Task = List each line of the data that holds the string "this", please.

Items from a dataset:

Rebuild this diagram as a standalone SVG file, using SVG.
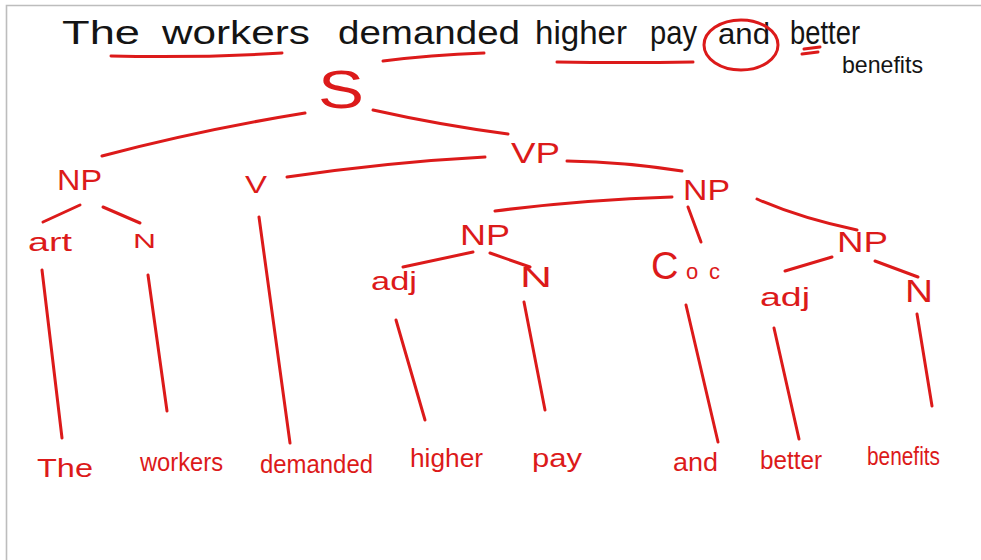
<svg xmlns="http://www.w3.org/2000/svg" width="981" height="560" viewBox="0 0 981 560">
<defs>
<style>
.frame{stroke:#bdbdbd;stroke-width:1.6;fill:none}
.title{font-family:"Liberation Sans",Arial,sans-serif;fill:#141414;font-size:34px}
.red{font-family:"Liberation Sans",Arial,sans-serif;fill:#dc1a1a}
.lbl{font-size:30px}
.sm{font-size:25px}
.leaf{font-size:25px}
.ln{stroke:#dc1a1a;stroke-width:3;stroke-linecap:round;fill:none}
</style>
</defs>
<rect x="0" y="0" width="981" height="560" fill="#ffffff"/>
<path class="frame" d="M6.5 560 V5.5 H981"/>

<g id="sentence">
<text class="title" x="62" y="44" textLength="78" lengthAdjust="spacingAndGlyphs">The</text>
<text class="title" x="162" y="44" textLength="148" lengthAdjust="spacingAndGlyphs">workers</text>
<text class="title" x="338" y="44" textLength="182" lengthAdjust="spacingAndGlyphs">demanded</text>
<text class="title" x="535" y="44" textLength="92" lengthAdjust="spacingAndGlyphs">higher</text>
<text class="title" x="650" y="44" textLength="47" lengthAdjust="spacingAndGlyphs">pay</text>
<text class="title" x="718" y="44" textLength="52" lengthAdjust="spacingAndGlyphs" style="font-size:29px">and</text>
<text class="title" x="790" y="44" textLength="70" lengthAdjust="spacingAndGlyphs">better</text>
<text class="title" x="842" y="73" textLength="81" lengthAdjust="spacingAndGlyphs" style="font-size:24px">benefits</text>
</g>

<g id="annotations">
<path class="ln" d="M111 56 Q200 58 282 53"/>
<path class="ln" d="M383 61 Q430 55 484 53"/>
<path class="ln" d="M557 62 Q625 63 693 62"/>
<ellipse class="ln" cx="741" cy="45" rx="37" ry="25"/>
<path class="ln" d="M804 49 L820 47 M802 54 L818 52"/>
</g>

<g id="connectors">
<path class="ln" d="M305 113 Q200 130 102 156"/>
<path class="ln" d="M373 110 Q440 125 508 134"/>
<path class="ln" d="M287 177 Q390 162 485 157"/>
<path class="ln" d="M567 161 Q625 162 682 171"/>
<path class="ln" d="M80 205 L43 222"/>
<path class="ln" d="M103 207 L140 223"/>
<path class="ln" d="M672 197 Q580 200 495 211"/>
<path class="ln" d="M688 207 L701 242"/>
<path class="ln" d="M757 199 Q800 218 857 230"/>
<path class="ln" d="M473 252 L403 267"/>
<path class="ln" d="M490 253 L530 267"/>
<path class="ln" d="M832 257 L785 271"/>
<path class="ln" d="M875 261 L918 277"/>
<path class="ln" d="M42 270 L62 438"/>
<path class="ln" d="M148 275 L167 411"/>
<path class="ln" d="M259 217 L290 443"/>
<path class="ln" d="M396 320 L425 420"/>
<path class="ln" d="M524 302 L545 410"/>
<path class="ln" d="M686 305 L718 442"/>
<path class="ln" d="M774 328 L799 439"/>
<path class="ln" d="M917 314 L932 406"/>
</g>

<g id="S"><text class="red" x="318" y="108" textLength="46" lengthAdjust="spacingAndGlyphs" style="font-size:54px">S</text></g>
<g id="NP-subject"><text class="red lbl" x="57" y="190" textLength="45" lengthAdjust="spacingAndGlyphs">NP</text></g>
<g id="VP"><text class="red lbl" x="511" y="163" textLength="49" lengthAdjust="spacingAndGlyphs">VP</text></g>
<g id="V"><text class="red" x="245" y="193" style="font-size:23px" textLength="22" lengthAdjust="spacingAndGlyphs">V</text></g>
<g id="NP-object"><text class="red lbl" x="683" y="200" textLength="47" lengthAdjust="spacingAndGlyphs">NP</text></g>
<g id="art"><text class="red sm" x="28" y="251" textLength="44" lengthAdjust="spacingAndGlyphs">art</text></g>
<g id="N-workers"><text class="red" x="133" y="248" style="font-size:20px" textLength="23" lengthAdjust="spacingAndGlyphs">N</text></g>
<g id="NP-higher-pay"><text class="red lbl" x="460" y="245" textLength="50" lengthAdjust="spacingAndGlyphs">NP</text></g>
<g id="Coc"><text class="red" y="279"><tspan x="651" style="font-size:38px">C</tspan><tspan x="686" style="font-size:22px">o</tspan><tspan x="709" style="font-size:22px">c</tspan></text></g>
<g id="NP-better-benefits"><text class="red lbl" x="837" y="252" textLength="51" lengthAdjust="spacingAndGlyphs">NP</text></g>
<g id="adj-higher"><text class="red sm" x="371" y="290" textLength="46" lengthAdjust="spacingAndGlyphs">adj</text></g>
<g id="N-pay"><text class="red lbl" x="520" y="287" textLength="32" lengthAdjust="spacingAndGlyphs">N</text></g>
<g id="adj-better"><text class="red sm" x="760" y="306" textLength="50" lengthAdjust="spacingAndGlyphs">adj</text></g>
<g id="N-benefits"><text class="red lbl" x="905" y="302" textLength="28" lengthAdjust="spacingAndGlyphs" style="font-size:32px">N</text></g>

<g id="leaf-the"><text class="red leaf" x="37" y="477" textLength="56" lengthAdjust="spacingAndGlyphs">The</text></g>
<g id="leaf-workers"><text class="red leaf" x="140" y="471" textLength="83" lengthAdjust="spacingAndGlyphs">workers</text></g>
<g id="leaf-demanded"><text class="red leaf" x="260" y="473" textLength="113" lengthAdjust="spacingAndGlyphs">demanded</text></g>
<g id="leaf-higher"><text class="red leaf" x="410" y="467" textLength="73" lengthAdjust="spacingAndGlyphs">higher</text></g>
<g id="leaf-pay"><text class="red leaf" x="532" y="467" textLength="50" lengthAdjust="spacingAndGlyphs">pay</text></g>
<g id="leaf-and"><text class="red leaf" x="673" y="471" textLength="45" lengthAdjust="spacingAndGlyphs">and</text></g>
<g id="leaf-better"><text class="red leaf" x="760" y="469" textLength="62" lengthAdjust="spacingAndGlyphs">better</text></g>
<g id="leaf-benefits"><text class="red leaf" x="867" y="465" textLength="73" lengthAdjust="spacingAndGlyphs">benefits</text></g>
</svg>
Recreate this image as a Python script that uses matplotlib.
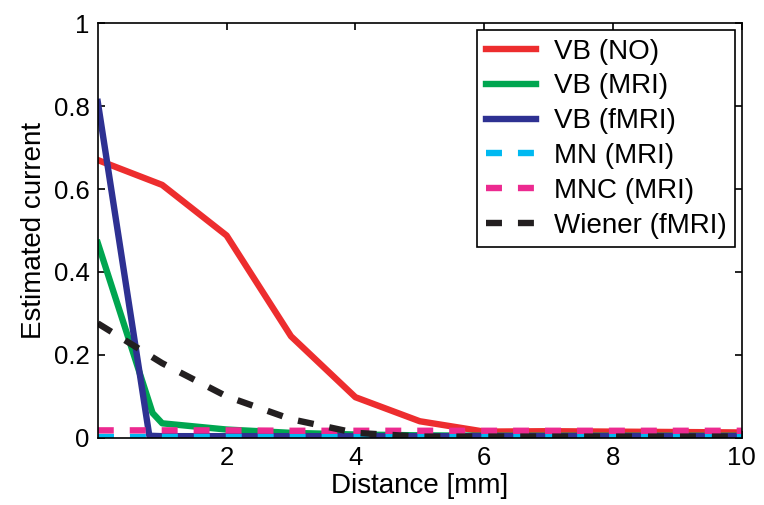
import matplotlib
matplotlib.use('Agg')
import matplotlib.pyplot as plt

plt.rcParams['font.family'] = ['Liberation Sans', 'DejaVu Sans']

# distances [mm]
dist = [0, 1, 2, 3, 4, 5, 6, 7, 8, 9, 10]

# VB (NO)
vb_no = [0.67, 0.61, 0.488, 0.245, 0.098, 0.04, 0.015, 0.016, 0.015, 0.014, 0.013]

# VB (MRI) has an extra sample near 0.85 mm
dist_mri = [0, 0.85, 1, 2, 3, 4, 5, 6, 7, 8, 9, 10]
vb_mri = [0.47, 0.06, 0.035, 0.02, 0.012, 0.008, 0.006, 0.005, 0.005, 0.005, 0.005, 0.005]

# VB (fMRI)
dist_fmri = [0, 0.8, 1, 2, 3, 4, 5, 6, 7, 8, 9, 10]
vb_fmri = [0.81, 0.005, 0.004, 0.004, 0.004, 0.004, 0.004, 0.004, 0.004, 0.004, 0.004, 0.004]

# MN (MRI), MNC (MRI), Wiener (fMRI)
mn_mri = [0.003, 0.003, 0.003, 0.003, 0.003, 0.003, 0.003, 0.003, 0.003, 0.003, 0.003]
mnc_mri = [0.018, 0.018, 0.018, 0.017, 0.017, 0.017, 0.017, 0.017, 0.017, 0.017, 0.017]
wiener = [0.276, 0.18, 0.1, 0.045, 0.012, 0.003, 0.003, 0.003, 0.003, 0.003, 0.003]

fig = plt.figure(figsize=(7.64, 5.05), dpi=100)
ax = fig.add_axes([0.128, 0.133, 0.843, 0.821])

lw = 4.6
dash = (0, (2.5, 2.5))
ax.plot(dist, vb_no, color='#ED2D2E', lw=lw, label='VB (NO)')
ax.plot(dist_mri, vb_mri, color='#00A650', lw=lw, label='VB (MRI)')
ax.plot(dist_fmri, vb_fmri, color='#2E3192', lw=lw, label='VB (fMRI)')
ax.plot(dist, mn_mri, color='#00B9F1', lw=lw, ls=dash, label='MN (MRI)')
ax.plot(dist, mnc_mri, color='#EC2A90', lw=lw, ls=dash, label='MNC (MRI)')
ax.plot(dist, wiener, color='#231F20', lw=lw, ls=dash, label='Wiener (fMRI)')

ax.set_xlim(0, 10)
ax.set_ylim(0, 1)
ax.set_xticks([2, 4, 6, 8, 10])
ax.set_yticks([0, 0.2, 0.4, 0.6, 0.8, 1])
ax.set_yticklabels(['0', '0.2', '0.4', '0.6', '0.8', '1'])
ax.tick_params(direction='in', top=True, right=True, labelsize=18.5, length=5,
               width=1.2, pad=6)
for s in ax.spines.values():
    s.set_linewidth(1.2)

ax.set_xlabel('Distance [mm]', fontsize=20, labelpad=2)
ax.set_ylabel('Estimated current', fontsize=20, labelpad=5)

leg = ax.legend(loc='upper right', fontsize=20, frameon=True, fancybox=False,
                edgecolor='black', framealpha=1, handlelength=1.8,
                borderaxespad=0.25, borderpad=0.3, labelspacing=0.32,
                handletextpad=0.65)
leg.get_frame().set_linewidth(1.2)

fig.savefig('out.png', dpi=100)
plt.close()
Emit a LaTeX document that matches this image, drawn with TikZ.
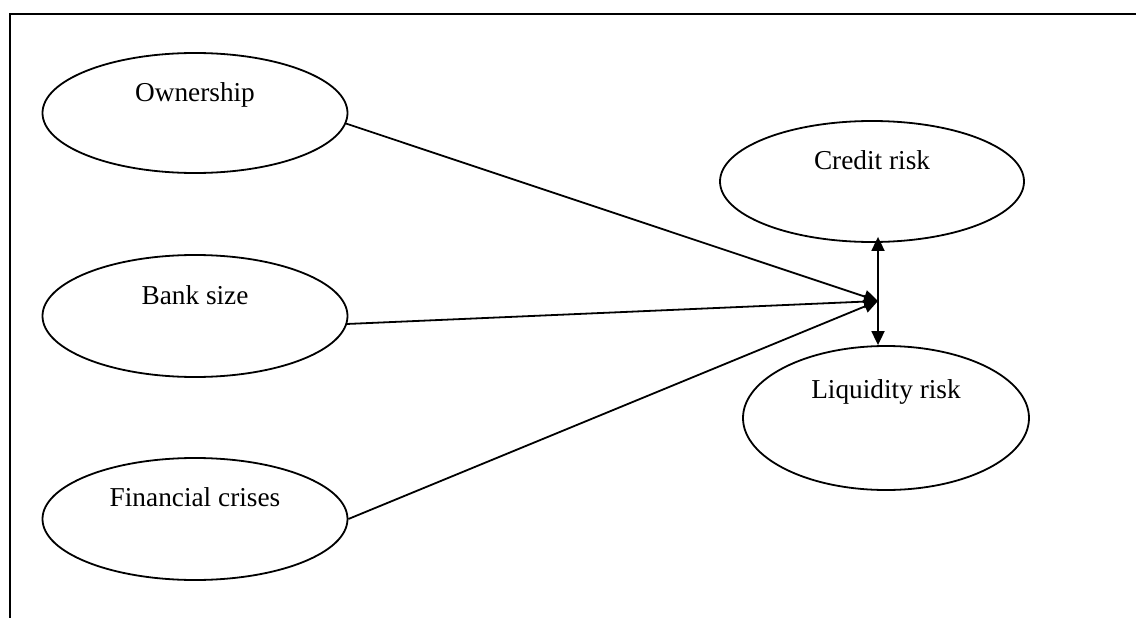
\documentclass[tikz,border=0pt]{standalone}
\usepackage{fontspec}
\setmainfont{Liberation Serif}
\usetikzlibrary{shapes.geometric,arrows.meta}
\begin{document}
\begin{tikzpicture}[x=1pt,y=-1pt,
  oval/.style={draw,ellipse,line width=1.8pt,inner sep=0pt},
  lbl/.style={anchor=base,inner sep=0pt,font=\fontsize{27.3}{32}\selectfont},
  conn/.style={line width=1.8pt,-{Triangle[length=14pt,width=13pt]}},
  biconn/.style={line width=1.8pt,{Triangle[length=14pt,width=13pt]}-{Triangle[length=14pt,width=13pt]}},
  frame/.style={line width=2pt}]
\useasboundingbox (0,0) rectangle (1136,618);
% frame
\coordinate (ftr) at (1136,14.5);
\coordinate (ftl) at (10,14.5);
\coordinate (fbl) at (10,618);
\draw[frame] (ftr) -- (ftl) -- (fbl);
% ellipses
\node[oval,minimum width=305pt,minimum height=120pt] (own) at (195,113) {};
\node[oval,minimum width=305pt,minimum height=122pt] (bank) at (195,316) {};
\node[oval,minimum width=305pt,minimum height=122pt] (fin) at (195,519) {};
\node[oval,minimum width=304pt,minimum height=121pt] (cred) at (872,181.5) {};
\node[oval,minimum width=286pt,minimum height=144pt] (liq) at (886,418) {};
% labels
\node[lbl] (ownt) at (195,102) {Ownership};
\node[lbl] (bankt) at (195,304) {Bank size};
\node[lbl] (fint) at (195,506) {Financial crises};
\node[lbl] (credt) at (872,169) {Credit risk};
\node[lbl] (liqt) at (886,398) {Liquidity risk};
% junction
\coordinate (J) at (878,301);
\draw[conn] (own.-4) -- (J);
\draw[conn] (bank.-3) -- (J);
\draw[conn] (fin.east) -- (J);
\draw[biconn,shorten <=-6pt] (cred.south -| J) -- (liq.north -| J);
\end{tikzpicture}
\end{document}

The completed task =
Rebuild this diagram as a standalone SVG file, using SVG.
Recreate this image as a Python script that uses matplotlib.
Emit a LaTeX document that matches this image, drawn with TikZ.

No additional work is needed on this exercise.